All of the lines below are to be printed again exactly; images are excluded from the output.

******

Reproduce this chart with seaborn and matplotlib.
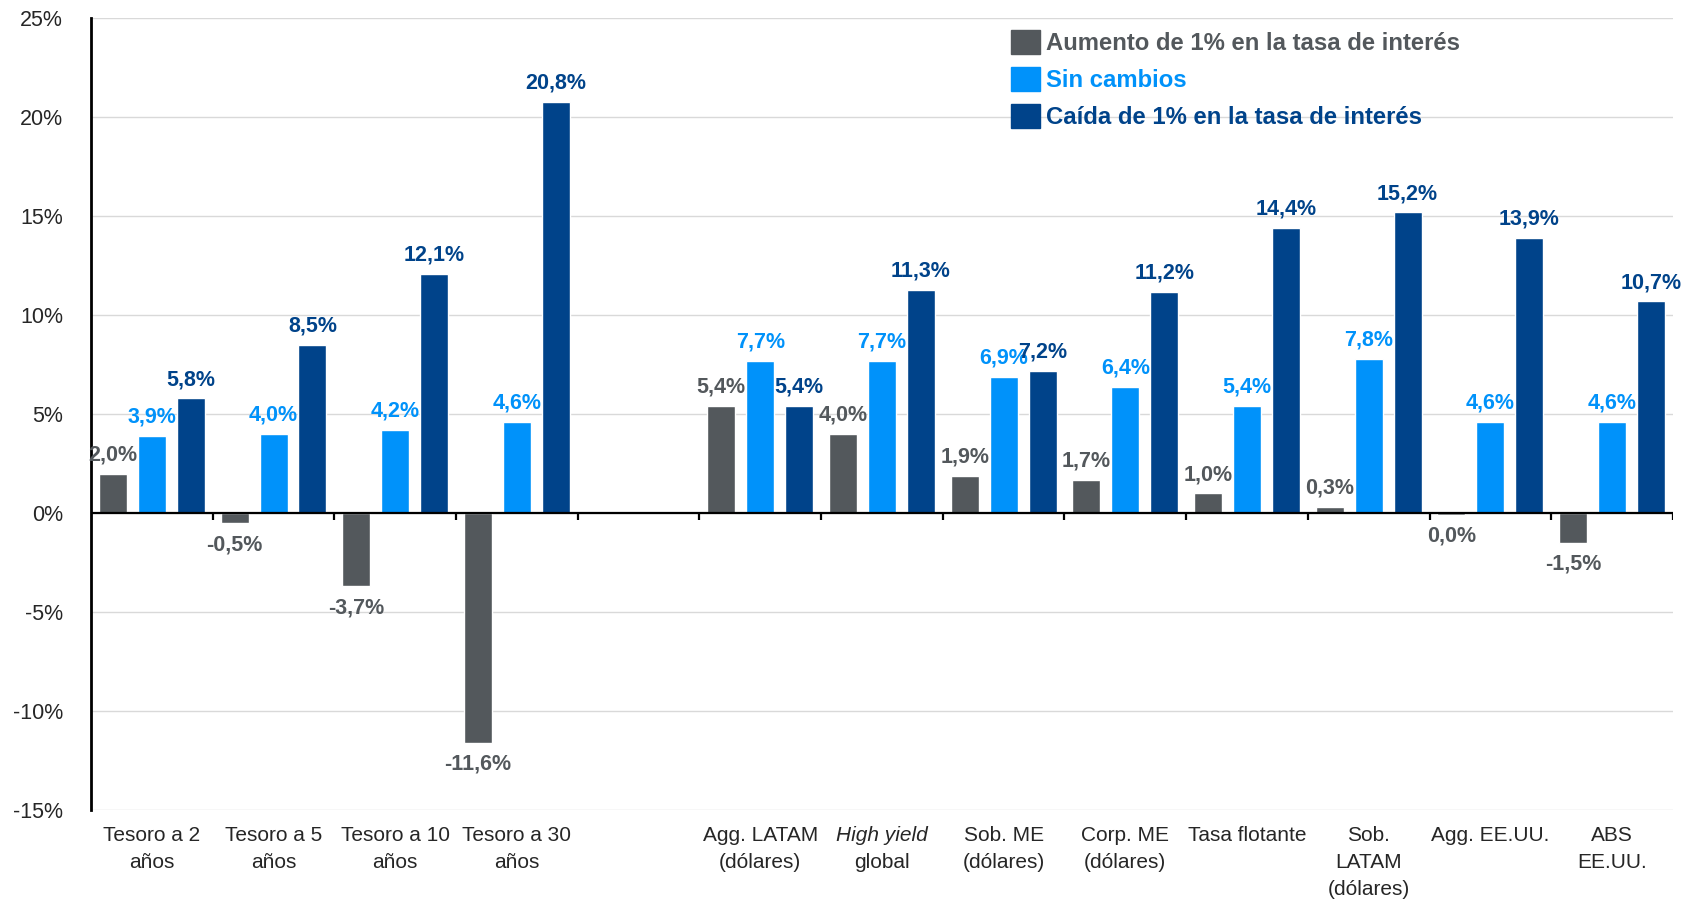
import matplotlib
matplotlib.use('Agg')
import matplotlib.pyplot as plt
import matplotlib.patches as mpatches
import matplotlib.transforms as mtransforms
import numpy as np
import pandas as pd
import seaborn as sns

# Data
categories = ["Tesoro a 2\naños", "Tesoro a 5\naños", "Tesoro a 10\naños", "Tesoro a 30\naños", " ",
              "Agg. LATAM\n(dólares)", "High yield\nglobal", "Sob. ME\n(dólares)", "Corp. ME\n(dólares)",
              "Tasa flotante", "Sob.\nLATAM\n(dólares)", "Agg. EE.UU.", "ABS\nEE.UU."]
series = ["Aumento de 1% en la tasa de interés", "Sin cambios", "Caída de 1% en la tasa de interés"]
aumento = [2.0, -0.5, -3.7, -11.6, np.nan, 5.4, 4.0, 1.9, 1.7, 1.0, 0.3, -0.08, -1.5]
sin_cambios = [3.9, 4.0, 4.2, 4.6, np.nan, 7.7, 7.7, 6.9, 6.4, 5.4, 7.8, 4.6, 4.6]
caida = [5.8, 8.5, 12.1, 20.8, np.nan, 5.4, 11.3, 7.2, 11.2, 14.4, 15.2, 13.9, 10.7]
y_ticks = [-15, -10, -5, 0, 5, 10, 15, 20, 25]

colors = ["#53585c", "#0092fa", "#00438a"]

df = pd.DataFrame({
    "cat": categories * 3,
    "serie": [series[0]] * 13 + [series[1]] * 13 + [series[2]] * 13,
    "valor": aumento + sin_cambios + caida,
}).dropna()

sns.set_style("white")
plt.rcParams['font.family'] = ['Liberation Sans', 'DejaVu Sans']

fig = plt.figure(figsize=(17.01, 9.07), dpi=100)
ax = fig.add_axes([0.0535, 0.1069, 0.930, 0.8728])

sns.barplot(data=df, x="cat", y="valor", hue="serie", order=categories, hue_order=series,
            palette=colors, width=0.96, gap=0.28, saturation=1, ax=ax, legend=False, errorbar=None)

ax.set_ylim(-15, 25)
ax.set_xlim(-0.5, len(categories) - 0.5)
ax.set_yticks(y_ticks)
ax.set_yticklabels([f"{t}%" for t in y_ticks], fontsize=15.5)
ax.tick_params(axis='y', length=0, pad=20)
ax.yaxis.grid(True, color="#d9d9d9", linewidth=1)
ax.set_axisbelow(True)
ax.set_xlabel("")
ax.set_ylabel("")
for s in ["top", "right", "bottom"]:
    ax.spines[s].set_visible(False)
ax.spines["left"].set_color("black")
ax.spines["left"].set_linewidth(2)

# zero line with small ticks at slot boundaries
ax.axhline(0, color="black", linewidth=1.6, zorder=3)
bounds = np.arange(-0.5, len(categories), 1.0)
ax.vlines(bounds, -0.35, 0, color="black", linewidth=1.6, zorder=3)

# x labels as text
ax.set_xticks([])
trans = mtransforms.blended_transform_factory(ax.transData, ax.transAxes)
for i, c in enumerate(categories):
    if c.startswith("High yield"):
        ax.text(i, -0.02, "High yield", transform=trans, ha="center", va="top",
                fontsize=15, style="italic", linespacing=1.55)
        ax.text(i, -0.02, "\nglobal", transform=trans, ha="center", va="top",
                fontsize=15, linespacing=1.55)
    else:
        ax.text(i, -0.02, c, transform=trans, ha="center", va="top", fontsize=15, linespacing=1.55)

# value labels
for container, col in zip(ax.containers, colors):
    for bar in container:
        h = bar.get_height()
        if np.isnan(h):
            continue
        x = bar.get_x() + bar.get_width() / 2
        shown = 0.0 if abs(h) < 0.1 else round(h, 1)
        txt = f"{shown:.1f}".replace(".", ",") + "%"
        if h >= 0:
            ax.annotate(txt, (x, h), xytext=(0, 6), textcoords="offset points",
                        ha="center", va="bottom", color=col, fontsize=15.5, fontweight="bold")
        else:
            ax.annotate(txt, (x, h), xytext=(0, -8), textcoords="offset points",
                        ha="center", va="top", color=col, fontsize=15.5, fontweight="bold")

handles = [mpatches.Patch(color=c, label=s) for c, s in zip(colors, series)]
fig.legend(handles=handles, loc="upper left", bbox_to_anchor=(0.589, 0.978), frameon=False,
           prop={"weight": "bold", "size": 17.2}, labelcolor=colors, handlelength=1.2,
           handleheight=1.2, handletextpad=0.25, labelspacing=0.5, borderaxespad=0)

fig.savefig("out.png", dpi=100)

******

## Solution to the problem:
Reproduce this chart with seaborn and matplotlib.
import matplotlib
matplotlib.use('Agg')
import matplotlib.pyplot as plt
import matplotlib.patches as mpatches
import matplotlib.transforms as mtransforms
import numpy as np
import pandas as pd
import seaborn as sns

# Data
categories = ["Tesoro a 2\naños", "Tesoro a 5\naños", "Tesoro a 10\naños", "Tesoro a 30\naños", " ",
              "Agg. LATAM\n(dólares)", "High yield\nglobal", "Sob. ME\n(dólares)", "Corp. ME\n(dólares)",
              "Tasa flotante", "Sob.\nLATAM\n(dólares)", "Agg. EE.UU.", "ABS\nEE.UU."]
series = ["Aumento de 1% en la tasa de interés", "Sin cambios", "Caída de 1% en la tasa de interés"]
aumento = [2.0, -0.5, -3.7, -11.6, np.nan, 5.4, 4.0, 1.9, 1.7, 1.0, 0.3, -0.08, -1.5]
sin_cambios = [3.9, 4.0, 4.2, 4.6, np.nan, 7.7, 7.7, 6.9, 6.4, 5.4, 7.8, 4.6, 4.6]
caida = [5.8, 8.5, 12.1, 20.8, np.nan, 5.4, 11.3, 7.2, 11.2, 14.4, 15.2, 13.9, 10.7]
y_ticks = [-15, -10, -5, 0, 5, 10, 15, 20, 25]

colors = ["#53585c", "#0092fa", "#00438a"]

df = pd.DataFrame({
    "cat": categories * 3,
    "serie": [series[0]] * 13 + [series[1]] * 13 + [series[2]] * 13,
    "valor": aumento + sin_cambios + caida,
}).dropna()

sns.set_style("white")
plt.rcParams['font.family'] = ['Liberation Sans', 'DejaVu Sans']

fig = plt.figure(figsize=(17.01, 9.07), dpi=100)
ax = fig.add_axes([0.0535, 0.1069, 0.930, 0.8728])

sns.barplot(data=df, x="cat", y="valor", hue="serie", order=categories, hue_order=series,
            palette=colors, width=0.96, gap=0.28, saturation=1, ax=ax, legend=False, errorbar=None)

ax.set_ylim(-15, 25)
ax.set_xlim(-0.5, len(categories) - 0.5)
ax.set_yticks(y_ticks)
ax.set_yticklabels([f"{t}%" for t in y_ticks], fontsize=15.5)
ax.tick_params(axis='y', length=0, pad=20)
ax.yaxis.grid(True, color="#d9d9d9", linewidth=1)
ax.set_axisbelow(True)
ax.set_xlabel("")
ax.set_ylabel("")
for s in ["top", "right", "bottom"]:
    ax.spines[s].set_visible(False)
ax.spines["left"].set_color("black")
ax.spines["left"].set_linewidth(2)

# zero line with small ticks at slot boundaries
ax.axhline(0, color="black", linewidth=1.6, zorder=3)
bounds = np.arange(-0.5, len(categories), 1.0)
ax.vlines(bounds, -0.35, 0, color="black", linewidth=1.6, zorder=3)

# x labels as text
ax.set_xticks([])
trans = mtransforms.blended_transform_factory(ax.transData, ax.transAxes)
for i, c in enumerate(categories):
    if c.startswith("High yield"):
        ax.text(i, -0.02, "High yield", transform=trans, ha="center", va="top",
                fontsize=15, style="italic", linespacing=1.55)
        ax.text(i, -0.02, "\nglobal", transform=trans, ha="center", va="top",
                fontsize=15, linespacing=1.55)
    else:
        ax.text(i, -0.02, c, transform=trans, ha="center", va="top", fontsize=15, linespacing=1.55)

# value labels
for container, col in zip(ax.containers, colors):
    for bar in container:
        h = bar.get_height()
        if np.isnan(h):
            continue
        x = bar.get_x() + bar.get_width() / 2
        shown = 0.0 if abs(h) < 0.1 else round(h, 1)
        txt = f"{shown:.1f}".replace(".", ",") + "%"
        if h >= 0:
            ax.annotate(txt, (x, h), xytext=(0, 6), textcoords="offset points",
                        ha="center", va="bottom", color=col, fontsize=15.5, fontweight="bold")
        else:
            ax.annotate(txt, (x, h), xytext=(0, -8), textcoords="offset points",
                        ha="center", va="top", color=col, fontsize=15.5, fontweight="bold")

handles = [mpatches.Patch(color=c, label=s) for c, s in zip(colors, series)]
fig.legend(handles=handles, loc="upper left", bbox_to_anchor=(0.589, 0.978), frameon=False,
           prop={"weight": "bold", "size": 17.2}, labelcolor=colors, handlelength=1.2,
           handleheight=1.2, handletextpad=0.25, labelspacing=0.5, borderaxespad=0)

fig.savefig("out.png", dpi=100)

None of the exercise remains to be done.